Filmé comme un Cassavetes, caméra qui bouge et séquence alcoolique interminable à la clef, et tellement perfusé à la trompette qu’on finit par ne plus remarquer quand joue le jazz ou le silence, le film se présente comme un produit indé new-yorkais pur jus, dans tout ce qu’il peut avoir de fascinant et d’agaçant. Tout aussi bavard mais bien plus écrit que Color Wheel, moins « étrange » et plus maitrisé (et donc sans doute moins frais), il en est aussi par-là plus irritant : jouant le corps à corps très pisse-froid avec son personnage désagréable, le film marche sur une ligne ténue qui rend impossible d’oublier à un moment qu’on ne nous parle que de problèmes d’hipsters intellos incapables d’écrire leur troisième roman dans une maison de campagne ou un appart à Brooklyn.
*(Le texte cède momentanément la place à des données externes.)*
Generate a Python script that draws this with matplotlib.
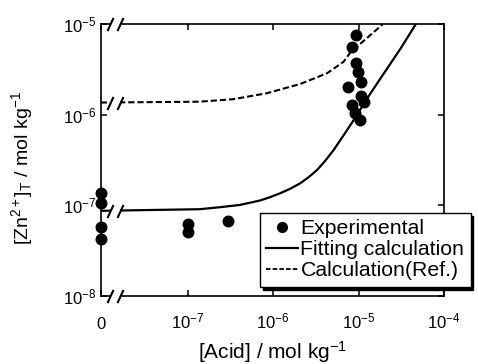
import numpy as np
import matplotlib
matplotlib.use("Agg")
import matplotlib.pyplot as plt
from matplotlib.path import Path
from matplotlib.lines import Line2D
from matplotlib.patches import Rectangle
from matplotlib import transforms
from matplotlib.ticker import NullLocator, FixedLocator, FixedFormatter

plt.rcParams['font.family'] = ['Liberation Sans', 'DejaVu Sans']
plt.rcParams['mathtext.fontset'] = 'custom'
plt.rcParams['mathtext.rm'] = 'Liberation Sans'
plt.rcParams['mathtext.it'] = 'Liberation Sans:italic'
plt.rcParams['mathtext.default'] = 'regular'

# ---- data ----
exp_x = [0, 0, 0, 0, 1e-7, 1e-7, 3e-7,
         9.4e-6, 8.4e-6, 9.4e-6, 9.9e-6, 1.08e-5, 7.5e-6, 1.06e-5,
         1.15e-5, 8.3e-6, 9.2e-6, 1.03e-5]
exp_y = [1.37e-7, 1.05e-7, 5.7e-8, 4.3e-8, 6.2e-8, 5.1e-8, 6.8e-8,
         7.56e-6, 5.53e-6, 3.74e-6, 2.99e-6, 2.32e-6, 2.02e-6, 1.61e-6,
         1.38e-6, 1.28e-6, 1.04e-6, 8.75e-7]

fit_x = [0, 1.38e-7, 2.38e-7, 4.09e-7, 7.03e-7, 9.22e-7, 1.21e-6, 1.58e-6,
         2.08e-6, 2.6e-6, 3.27e-6, 4.09e-6, 5.12e-6, 6.14e-6, 7.36e-6,
         8.8e-6, 1.38e-5, 3.12e-5, 4.69e-5]
fit_y = [8.7e-8, 9.06e-8, 9.53e-8, 1.01e-7, 1.13e-7, 1.23e-7, 1.36e-7, 1.52e-7,
         1.75e-7, 2.04e-7, 2.45e-7, 3.11e-7, 4.08e-7, 5.26e-7, 6.78e-7,
         8.75e-7, 1.72e-6, 5.4e-6, 1.0e-5]

ref_x = [0, 1.38e-7, 3.4e-7, 8.4e-7, 2.08e-6, 4.28e-6, 6.7e-6, 8.05e-6,
         1.06e-5, 1.82e-5, 1.92e-5]
ref_y = [1.36e-6, 1.39e-6, 1.48e-6, 1.72e-6, 2.18e-6, 2.86e-6, 3.84e-6,
         4.88e-6, 6.1e-6, 9.5e-6, 1.0e-5]

x_ticks = [0, 1e-7, 1e-6, 1e-5, 1e-4]
x_ticklabels = ['0', '$10^{-7}$', '$10^{-6}$', '$10^{-5}$', '$10^{-4}$']
y_ticks = [1e-8, 1e-7, 1e-6, 1e-5]
y_ticklabels = ['$10^{-8}$', '$10^{-7}$', '$10^{-6}$', '$10^{-5}$']

labels = ['Experimental', 'Fitting calculation', 'Calculation(Ref.)']

# position used for "0" on the broken log axis
XZERO = 10 ** -8.016


def xpos(a):
    a = np.asarray(a, dtype=float)
    return np.where(a == 0, XZERO, a)


fig = plt.figure(figsize=(4.78, 3.64), dpi=100)
ax = fig.add_axes([0.2107, 0.1868, 0.7182, 0.7473])
ax.set_xscale('log')
ax.set_yscale('log')
ax.set_xlim(XZERO, 1e-4)
ax.set_ylim(1e-8, 1e-5)

ax.plot(xpos(fit_x), fit_y, color='k', lw=1.6, solid_capstyle='butt', zorder=2)
ax.plot(xpos(ref_x), ref_y, color='k', lw=1.5, ls=(0, (3, 1.4)), zorder=2)
ax.plot(xpos(exp_x), exp_y, 'o', color='k', ms=7.6, clip_on=False, zorder=5)

# axis break
gap0, gap1 = 0.027, 0.056
ax.add_patch(Rectangle((gap0, -0.03), gap1 - gap0, 1.06, transform=ax.transAxes,
                       facecolor='white', edgecolor='none', clip_on=False, zorder=3))
slash = Path([(-0.46, -1.0), (0.46, 1.0)], [Path.MOVETO, Path.LINETO])
blend = transforms.blended_transform_factory(ax.transAxes, ax.transData)
for xa in (gap0, gap1):
    for yy in (0, 1):
        ax.plot([xa], [yy], marker=slash, ms=9.4, mew=1.5, color='k', ls='none',
                transform=ax.transAxes, clip_on=False, zorder=4)
    for yy in (fit_y[0], ref_y[0]):
        ax.plot([xa], [yy], marker=slash, ms=9.4, mew=1.5, color='k', ls='none',
                transform=blend, clip_on=False, zorder=4)

ax.xaxis.set_major_locator(FixedLocator(list(xpos(x_ticks))))
ax.xaxis.set_major_formatter(FixedFormatter(x_ticklabels))
ax.xaxis.set_minor_locator(NullLocator())
ax.yaxis.set_major_locator(FixedLocator(y_ticks))
ax.yaxis.set_major_formatter(FixedFormatter(y_ticklabels))
ax.yaxis.set_minor_locator(NullLocator())
ax.tick_params(which='major', direction='in', top=True, right=True,
               length=4, width=1.1, labelsize=12)
ax.tick_params(axis='x', pad=23.4)
ax.tick_params(axis='y', pad=3)
for lab in ax.get_xticklabels():
    lab.set_verticalalignment('baseline')
for sp in ax.spines.values():
    sp.set_linewidth(1.2)

ax.set_xlabel('[Acid] / mol kg$^{-1}$', fontsize=15)
ax.xaxis.set_label_coords(0.5, -0.16)
ax.xaxis.label.set_verticalalignment('top')
ax.set_ylabel('[Zn$^{2+}$]$_{T}$ / mol kg$^{-1}$', fontsize=14)
ax.yaxis.set_label_coords(-0.19, 0.47)

handles = [Line2D([], [], color='k', marker='o', ms=7, ls='none'),
           Line2D([], [], color='k', lw=1.6),
           Line2D([], [], color='k', lw=1.3, ls=(0, (2.5, 1.2)))]
leg = ax.legend(handles, labels, loc='upper left', bbox_to_anchor=(0.464, 0.306),
                borderaxespad=0, fontsize=15.3, handlelength=1.5, handletextpad=0.1,
                labelspacing=0.1, borderpad=0.3, fancybox=False, framealpha=1,
                edgecolor='k', shadow={'color': 'black', 'alpha': 1})
leg.get_frame().set_linewidth(1.0)
leg.set_zorder(6)

fig.savefig('out.png', dpi=100)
Et sa qualité principale devient alors aussi sa limite : s’il est véritablement couillu de bâtir un film entier sur un personnage repoussoir, et on ne peut qu’applaudir dans notre époque tiède qu’il respecte jusqu’au bout cet enjeu, celui-ci finit, à force d’être trop bon dans sa médiocre suffisance par contaminer le film tout entier, qui devient lui aussi repoussoir, à tel point qu’on finit par être soulagé lorsque surgit enfin le générique.
Car on ne peut, à la vision de Listen up Philip, oublier le fantôme qui rôde à chaque plan, chaque discours, de la ville au jazz, celui du plus bel acariâtre intellectuel-juif-angoissé du cinéma : Philip, c’est Woody Allen sans l’humour. Et c’est sans doute là tout le problème. Si on pardonne et aime tant Woody, c’est pour la tendresse angoissée et distanciée qu’il éprouve face à ses névroses, qu’il met ensuite « en scène ».
Ici, point de distanciation, ou alors si hipster et ténue (« nan mais tu comprends, c’est le film tout entier qui est un objet distanciée ») que Philip finit par épuiser dans un même geste sa narration et son spectateur, nous renvoyant un reflet brutal et juste de nos médiocrités sans nous offrir la possibilité cathartique de nous en défaire par le rire. Reste alors la gêne et l’irritation. Et même si cette réaction épidermique est déjà une très belle réussite, on a tout de même du mal à se retenir : Nia nia nia. Listen up, Philip, ou je t’en colle une.